Skip every picture and transcribe the remaining material exactly.

### DATA SHOWN
· · · · · · ·
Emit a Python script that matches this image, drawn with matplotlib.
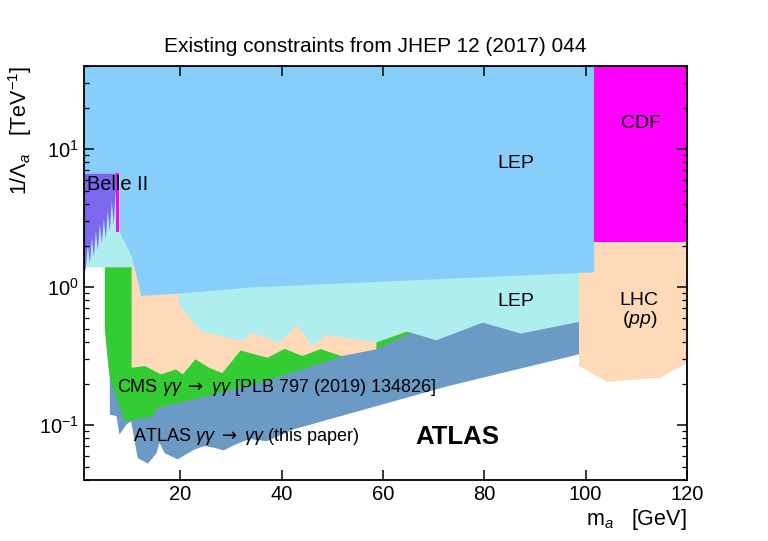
import matplotlib
matplotlib.use('Agg')
import matplotlib.pyplot as plt
from matplotlib.ticker import LogLocator, FixedLocator, NullFormatter

plt.rcParams['font.family'] = ['Liberation Sans', 'DejaVu Sans']
plt.rcParams['mathtext.fontset'] = 'custom'
plt.rcParams['mathtext.rm'] = 'Liberation Sans'
plt.rcParams['mathtext.it'] = 'Liberation Sans:italic'
plt.rcParams['mathtext.bf'] = 'Liberation Sans:bold'
plt.rcParams['mathtext.sf'] = 'DejaVu Sans'

# ATLAS gamma gamma -> gamma gamma: lower edge of the excluded band
atlas_x = [6.0, 7.3, 7.9, 9.3, 10.2, 11.5, 13.5, 15.2, 15.8, 16.8, 19.4, 22.7,
           24.6, 26.6, 28.5, 30.5, 33.5, 37.0, 42.3, 72.7, 98.6]
atlas_y = [0.12, 0.117, 0.086, 0.102, 0.107, 0.058, 0.053, 0.063, 0.075, 0.063,
           0.057, 0.067, 0.071, 0.069, 0.066, 0.072, 0.080, 0.077, 0.094, 0.193, 0.328]

# CMS gamma gamma -> gamma gamma: lower edge
cms_x = [5.0, 5.3, 5.7, 6.0, 8.9, 14.5, 15.2, 19.7, 35.4, 49.2, 51.8, 53.0,
         58.0, 58.6, 65.5]
cms_y = [0.51, 0.38, 0.27, 0.222, 0.107, 0.117, 0.134, 0.146, 0.204, 0.294,
         0.319, 0.36, 0.38, 0.357, 0.47]

# LHC (pp): low-mass part and high-mass part, lower edges
lhc1_x = [10.3, 12.9, 16.1, 19.1, 20.4, 22.9, 25.6, 28.2, 31.8, 37.1, 40.5,
          44.0, 47.6, 51.4, 51.8, 58.6]
lhc1_y = [0.262, 0.27, 0.235, 0.255, 0.235, 0.302, 0.262, 0.24, 0.35, 0.31,
          0.36, 0.319, 0.358, 0.322, 0.319, 0.357]
lhc2_x = [98.6, 104.1, 114.6, 120.0]
lhc2_y = [0.27, 0.207, 0.222, 0.285]

# LEP, lower region (pale) and upper region, lower edges
lep1_x = [1.0, 10.7, 19.7, 19.7, 24.0, 32.1, 34.1, 39.4, 43.0, 45.9, 48.8,
          58.6, 64.5, 65.5, 70.4, 79.6, 87.1, 98.6]
lep1_y = [1.4, 1.4, 1.4, 0.74, 0.485, 0.41, 0.47, 0.40, 0.535, 0.378, 0.454,
          0.40, 0.478, 0.47, 0.415, 0.557, 0.464, 0.564]
lep2_x = [1.0, 7.95, 7.95, 10.4, 12.2, 19.7, 33.5, 101.6]
lep2_y = [6.69, 6.69, 2.52, 1.66, 0.87, 0.905, 1.0, 1.29]

# CDF
cdf_x = [101.6, 120.0]
cdf_lo = 2.13

# Belle II (spiky lower edge) and the narrow magenta strip
belle_x = [1.0, 1.2, 1.67, 2.06, 2.45, 2.85, 3.24, 3.63, 4.02, 4.42, 4.81,
           5.2, 5.59, 5.99, 6.38, 6.77, 7.16, 7.42, 7.75]
belle_y = [1.35, 1.32, 2.07, 1.48, 2.31, 1.66, 2.59, 1.85, 2.90, 2.07, 3.15,
           2.25, 3.62, 2.52, 4.27, 2.81, 5.06, 3.24, 3.5]
belle_hi = 6.69
strip_x = [7.22, 7.95]
strip_lo = 2.52

top = 50

fig = plt.figure(figsize=(7.68, 5.41), dpi=100)
ax = fig.add_axes([0.1094, 0.1128, 0.7851, 0.7652])

ax.fill_between(atlas_x, atlas_y, top, color='#6b9ac4', lw=0)
ax.fill_between(cms_x, cms_y, top, color='#33cc33', lw=0)
ax.fill_between(lhc1_x, lhc1_y, top, color='#ffdab9', lw=0)
ax.fill_between(lhc2_x, lhc2_y, top, color='#ffdab9', lw=0)
ax.fill_between(lep1_x, lep1_y, top, color='#afeeee', lw=0)
ax.fill_between(lep2_x, lep2_y, top, color='#87cefa', lw=0)
ax.fill_between(cdf_x, cdf_lo, top, color='#ff00ff', lw=0)
ax.fill_between(belle_x, belle_y, belle_hi, color='#7b68ee', lw=0)
ax.fill_between(strip_x, strip_lo, belle_hi, color='#ff00ff', lw=0)

ax.set_xlim(1, 120)
ax.set_ylim(0.04, 40)
ax.set_yscale('log')

ax.xaxis.set_major_locator(FixedLocator([20, 40, 60, 80, 100, 120]))
ax.yaxis.set_major_locator(LogLocator(base=10))
ax.yaxis.set_minor_locator(LogLocator(base=10, subs=range(2, 10)))
ax.yaxis.set_minor_formatter(NullFormatter())
ax.tick_params(which='both', direction='in', top=True, right=True, labelsize=14.5)
ax.tick_params(which='major', length=7, width=1.1)
ax.tick_params(which='minor', length=3.5, width=0.9)
for s in ax.spines.values():
    s.set_linewidth(1.3)

ax.set_xlabel(r'm$_a$   [GeV]', fontsize=15.5, loc='right', labelpad=2)
ax.set_ylabel(r'1/$\Lambda_a$   [TeV$^{-1}$]', fontsize=15.5, loc='top', labelpad=4)

arrow = r'$\mathsf{\rightarrow}$'
ax.text(1.6, 5.5, 'Belle II', fontsize=14.4, va='center')
ax.text(86.3, 7.8, 'LEP', fontsize=14, ha='center', va='center')
ax.text(86.3, 0.787, 'LEP', fontsize=14, ha='center', va='center')
ax.text(111, 15.2, 'CDF', fontsize=14, ha='center', va='center')
ax.text(110.6, 0.675, 'LHC\n($pp$)', fontsize=14, ha='center', va='center',
        linespacing=1.0)
ax.text(7.6, 0.187, r'CMS $\gamma\gamma$ ' + arrow + r' $\gamma\gamma$ [PLB 797 (2019) 134826]',
        fontsize=13, va='center')
ax.text(10.7, 0.082, r'ATLAS $\gamma\gamma$ ' + arrow + r' $\gamma\gamma$ (this paper)',
        fontsize=13, va='center')
ax.text(74.7, 0.082, 'ATLAS', fontsize=18.5, fontweight='bold', ha='center', va='center')

fig.text(375 / 768, 1 - 46 / 541, 'Existing constraints from JHEP 12 (2017) 044',
         fontsize=15, ha='center', va='center')

fig.savefig('out.png', dpi=100)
· · · · · · ·
### TASK SOLUTION
Emit a Python script that matches this image, drawn with matplotlib.
import matplotlib
matplotlib.use('Agg')
import matplotlib.pyplot as plt
from matplotlib.ticker import LogLocator, FixedLocator, NullFormatter

plt.rcParams['font.family'] = ['Liberation Sans', 'DejaVu Sans']
plt.rcParams['mathtext.fontset'] = 'custom'
plt.rcParams['mathtext.rm'] = 'Liberation Sans'
plt.rcParams['mathtext.it'] = 'Liberation Sans:italic'
plt.rcParams['mathtext.bf'] = 'Liberation Sans:bold'
plt.rcParams['mathtext.sf'] = 'DejaVu Sans'

# ATLAS gamma gamma -> gamma gamma: lower edge of the excluded band
atlas_x = [6.0, 7.3, 7.9, 9.3, 10.2, 11.5, 13.5, 15.2, 15.8, 16.8, 19.4, 22.7,
           24.6, 26.6, 28.5, 30.5, 33.5, 37.0, 42.3, 72.7, 98.6]
atlas_y = [0.12, 0.117, 0.086, 0.102, 0.107, 0.058, 0.053, 0.063, 0.075, 0.063,
           0.057, 0.067, 0.071, 0.069, 0.066, 0.072, 0.080, 0.077, 0.094, 0.193, 0.328]

# CMS gamma gamma -> gamma gamma: lower edge
cms_x = [5.0, 5.3, 5.7, 6.0, 8.9, 14.5, 15.2, 19.7, 35.4, 49.2, 51.8, 53.0,
         58.0, 58.6, 65.5]
cms_y = [0.51, 0.38, 0.27, 0.222, 0.107, 0.117, 0.134, 0.146, 0.204, 0.294,
         0.319, 0.36, 0.38, 0.357, 0.47]

# LHC (pp): low-mass part and high-mass part, lower edges
lhc1_x = [10.3, 12.9, 16.1, 19.1, 20.4, 22.9, 25.6, 28.2, 31.8, 37.1, 40.5,
          44.0, 47.6, 51.4, 51.8, 58.6]
lhc1_y = [0.262, 0.27, 0.235, 0.255, 0.235, 0.302, 0.262, 0.24, 0.35, 0.31,
          0.36, 0.319, 0.358, 0.322, 0.319, 0.357]
lhc2_x = [98.6, 104.1, 114.6, 120.0]
lhc2_y = [0.27, 0.207, 0.222, 0.285]

# LEP, lower region (pale) and upper region, lower edges
lep1_x = [1.0, 10.7, 19.7, 19.7, 24.0, 32.1, 34.1, 39.4, 43.0, 45.9, 48.8,
          58.6, 64.5, 65.5, 70.4, 79.6, 87.1, 98.6]
lep1_y = [1.4, 1.4, 1.4, 0.74, 0.485, 0.41, 0.47, 0.40, 0.535, 0.378, 0.454,
          0.40, 0.478, 0.47, 0.415, 0.557, 0.464, 0.564]
lep2_x = [1.0, 7.95, 7.95, 10.4, 12.2, 19.7, 33.5, 101.6]
lep2_y = [6.69, 6.69, 2.52, 1.66, 0.87, 0.905, 1.0, 1.29]

# CDF
cdf_x = [101.6, 120.0]
cdf_lo = 2.13

# Belle II (spiky lower edge) and the narrow magenta strip
belle_x = [1.0, 1.2, 1.67, 2.06, 2.45, 2.85, 3.24, 3.63, 4.02, 4.42, 4.81,
           5.2, 5.59, 5.99, 6.38, 6.77, 7.16, 7.42, 7.75]
belle_y = [1.35, 1.32, 2.07, 1.48, 2.31, 1.66, 2.59, 1.85, 2.90, 2.07, 3.15,
           2.25, 3.62, 2.52, 4.27, 2.81, 5.06, 3.24, 3.5]
belle_hi = 6.69
strip_x = [7.22, 7.95]
strip_lo = 2.52

top = 50

fig = plt.figure(figsize=(7.68, 5.41), dpi=100)
ax = fig.add_axes([0.1094, 0.1128, 0.7851, 0.7652])

ax.fill_between(atlas_x, atlas_y, top, color='#6b9ac4', lw=0)
ax.fill_between(cms_x, cms_y, top, color='#33cc33', lw=0)
ax.fill_between(lhc1_x, lhc1_y, top, color='#ffdab9', lw=0)
ax.fill_between(lhc2_x, lhc2_y, top, color='#ffdab9', lw=0)
ax.fill_between(lep1_x, lep1_y, top, color='#afeeee', lw=0)
ax.fill_between(lep2_x, lep2_y, top, color='#87cefa', lw=0)
ax.fill_between(cdf_x, cdf_lo, top, color='#ff00ff', lw=0)
ax.fill_between(belle_x, belle_y, belle_hi, color='#7b68ee', lw=0)
ax.fill_between(strip_x, strip_lo, belle_hi, color='#ff00ff', lw=0)

ax.set_xlim(1, 120)
ax.set_ylim(0.04, 40)
ax.set_yscale('log')

ax.xaxis.set_major_locator(FixedLocator([20, 40, 60, 80, 100, 120]))
ax.yaxis.set_major_locator(LogLocator(base=10))
ax.yaxis.set_minor_locator(LogLocator(base=10, subs=range(2, 10)))
ax.yaxis.set_minor_formatter(NullFormatter())
ax.tick_params(which='both', direction='in', top=True, right=True, labelsize=14.5)
ax.tick_params(which='major', length=7, width=1.1)
ax.tick_params(which='minor', length=3.5, width=0.9)
for s in ax.spines.values():
    s.set_linewidth(1.3)

ax.set_xlabel(r'm$_a$   [GeV]', fontsize=15.5, loc='right', labelpad=2)
ax.set_ylabel(r'1/$\Lambda_a$   [TeV$^{-1}$]', fontsize=15.5, loc='top', labelpad=4)

arrow = r'$\mathsf{\rightarrow}$'
ax.text(1.6, 5.5, 'Belle II', fontsize=14.4, va='center')
ax.text(86.3, 7.8, 'LEP', fontsize=14, ha='center', va='center')
ax.text(86.3, 0.787, 'LEP', fontsize=14, ha='center', va='center')
ax.text(111, 15.2, 'CDF', fontsize=14, ha='center', va='center')
ax.text(110.6, 0.675, 'LHC\n($pp$)', fontsize=14, ha='center', va='center',
        linespacing=1.0)
ax.text(7.6, 0.187, r'CMS $\gamma\gamma$ ' + arrow + r' $\gamma\gamma$ [PLB 797 (2019) 134826]',
        fontsize=13, va='center')
ax.text(10.7, 0.082, r'ATLAS $\gamma\gamma$ ' + arrow + r' $\gamma\gamma$ (this paper)',
        fontsize=13, va='center')
ax.text(74.7, 0.082, 'ATLAS', fontsize=18.5, fontweight='bold', ha='center', va='center')

fig.text(375 / 768, 1 - 46 / 541, 'Existing constraints from JHEP 12 (2017) 044',
         fontsize=15, ha='center', va='center')

fig.savefig('out.png', dpi=100)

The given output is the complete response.